╔══

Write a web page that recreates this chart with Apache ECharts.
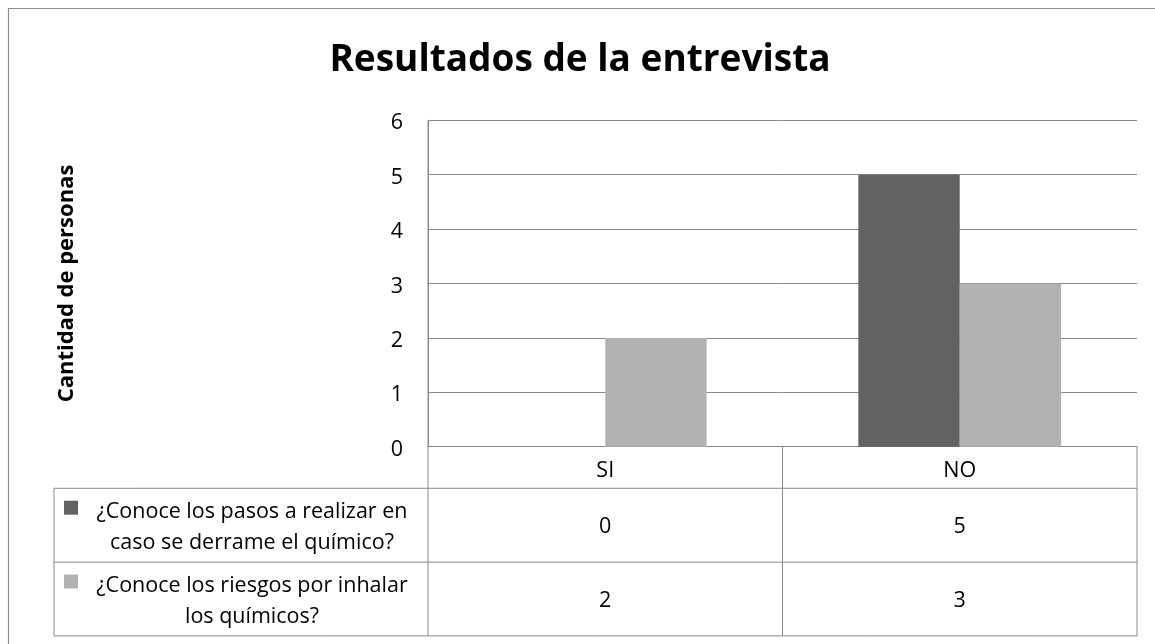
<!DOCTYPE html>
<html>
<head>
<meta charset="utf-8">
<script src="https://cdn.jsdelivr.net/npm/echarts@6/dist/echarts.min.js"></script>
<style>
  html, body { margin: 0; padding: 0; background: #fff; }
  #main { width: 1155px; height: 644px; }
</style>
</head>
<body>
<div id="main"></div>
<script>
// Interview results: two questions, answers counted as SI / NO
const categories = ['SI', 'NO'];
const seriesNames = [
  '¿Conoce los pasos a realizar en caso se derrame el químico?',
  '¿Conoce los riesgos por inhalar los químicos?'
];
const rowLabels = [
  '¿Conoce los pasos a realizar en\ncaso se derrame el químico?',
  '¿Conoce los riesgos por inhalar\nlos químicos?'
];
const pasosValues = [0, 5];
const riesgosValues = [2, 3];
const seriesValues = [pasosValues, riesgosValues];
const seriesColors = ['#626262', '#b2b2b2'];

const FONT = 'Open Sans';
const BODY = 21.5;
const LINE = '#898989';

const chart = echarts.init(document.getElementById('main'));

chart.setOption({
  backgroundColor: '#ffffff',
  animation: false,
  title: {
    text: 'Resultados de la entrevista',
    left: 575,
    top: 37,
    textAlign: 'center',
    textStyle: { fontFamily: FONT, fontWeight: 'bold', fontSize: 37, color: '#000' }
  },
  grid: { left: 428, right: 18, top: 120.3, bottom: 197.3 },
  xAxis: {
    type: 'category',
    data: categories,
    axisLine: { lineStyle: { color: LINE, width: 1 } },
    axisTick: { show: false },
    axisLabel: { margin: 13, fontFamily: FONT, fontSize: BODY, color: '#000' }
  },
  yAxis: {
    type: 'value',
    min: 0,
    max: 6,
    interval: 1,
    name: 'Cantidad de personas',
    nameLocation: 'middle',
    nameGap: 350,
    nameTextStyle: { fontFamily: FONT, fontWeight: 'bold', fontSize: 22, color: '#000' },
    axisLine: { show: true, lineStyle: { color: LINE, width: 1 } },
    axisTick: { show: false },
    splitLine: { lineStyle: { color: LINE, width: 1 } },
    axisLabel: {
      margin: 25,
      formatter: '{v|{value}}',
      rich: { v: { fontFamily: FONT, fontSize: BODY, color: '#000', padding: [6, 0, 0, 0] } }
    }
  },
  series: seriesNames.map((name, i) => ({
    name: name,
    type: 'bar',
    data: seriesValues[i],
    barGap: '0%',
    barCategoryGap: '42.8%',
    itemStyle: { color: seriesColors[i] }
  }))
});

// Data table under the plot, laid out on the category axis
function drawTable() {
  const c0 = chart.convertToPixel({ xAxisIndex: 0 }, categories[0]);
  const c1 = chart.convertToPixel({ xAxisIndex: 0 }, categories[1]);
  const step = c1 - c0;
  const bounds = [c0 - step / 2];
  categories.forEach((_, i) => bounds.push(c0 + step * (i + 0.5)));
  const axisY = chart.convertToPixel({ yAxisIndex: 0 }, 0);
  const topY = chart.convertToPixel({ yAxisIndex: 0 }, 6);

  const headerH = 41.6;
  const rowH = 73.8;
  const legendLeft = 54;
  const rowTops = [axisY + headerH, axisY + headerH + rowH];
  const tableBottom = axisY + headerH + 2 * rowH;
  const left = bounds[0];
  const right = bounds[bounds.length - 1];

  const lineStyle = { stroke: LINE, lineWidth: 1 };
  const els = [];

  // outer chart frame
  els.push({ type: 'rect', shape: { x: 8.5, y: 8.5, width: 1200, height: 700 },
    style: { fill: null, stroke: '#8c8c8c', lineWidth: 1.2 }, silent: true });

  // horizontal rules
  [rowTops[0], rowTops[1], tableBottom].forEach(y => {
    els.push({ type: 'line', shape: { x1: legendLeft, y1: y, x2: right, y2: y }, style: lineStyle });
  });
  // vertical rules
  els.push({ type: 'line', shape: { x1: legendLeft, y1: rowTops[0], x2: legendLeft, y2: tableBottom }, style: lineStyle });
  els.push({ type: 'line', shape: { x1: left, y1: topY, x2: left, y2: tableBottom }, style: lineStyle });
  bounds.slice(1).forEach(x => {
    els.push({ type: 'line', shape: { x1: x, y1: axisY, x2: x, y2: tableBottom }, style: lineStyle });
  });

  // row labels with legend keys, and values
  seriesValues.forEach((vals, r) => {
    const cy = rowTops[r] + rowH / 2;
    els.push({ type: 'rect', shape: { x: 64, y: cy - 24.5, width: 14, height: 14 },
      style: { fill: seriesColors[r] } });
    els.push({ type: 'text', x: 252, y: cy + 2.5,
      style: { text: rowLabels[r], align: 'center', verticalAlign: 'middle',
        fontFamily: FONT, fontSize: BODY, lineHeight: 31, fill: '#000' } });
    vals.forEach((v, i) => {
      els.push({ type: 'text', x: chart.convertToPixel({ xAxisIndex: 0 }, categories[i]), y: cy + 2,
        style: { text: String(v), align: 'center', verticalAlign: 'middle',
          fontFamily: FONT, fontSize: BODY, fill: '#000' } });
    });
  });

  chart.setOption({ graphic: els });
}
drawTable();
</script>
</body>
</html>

╚══

- [What this task involves]
Reproduce the material above exactly, first line through the line that contains "const LINE = '#898989';", minus the pictures.

- [Answer for the task]
Write a web page that recreates this chart with Apache ECharts.
<!DOCTYPE html>
<html>
<head>
<meta charset="utf-8">
<script src="https://cdn.jsdelivr.net/npm/echarts@6/dist/echarts.min.js"></script>
<style>
  html, body { margin: 0; padding: 0; background: #fff; }
  #main { width: 1155px; height: 644px; }
</style>
</head>
<body>
<div id="main"></div>
<script>
// Interview results: two questions, answers counted as SI / NO
const categories = ['SI', 'NO'];
const seriesNames = [
  '¿Conoce los pasos a realizar en caso se derrame el químico?',
  '¿Conoce los riesgos por inhalar los químicos?'
];
const rowLabels = [
  '¿Conoce los pasos a realizar en\ncaso se derrame el químico?',
  '¿Conoce los riesgos por inhalar\nlos químicos?'
];
const pasosValues = [0, 5];
const riesgosValues = [2, 3];
const seriesValues = [pasosValues, riesgosValues];
const seriesColors = ['#626262', '#b2b2b2'];

const FONT = 'Open Sans';
const BODY = 21.5;
const LINE = '#898989';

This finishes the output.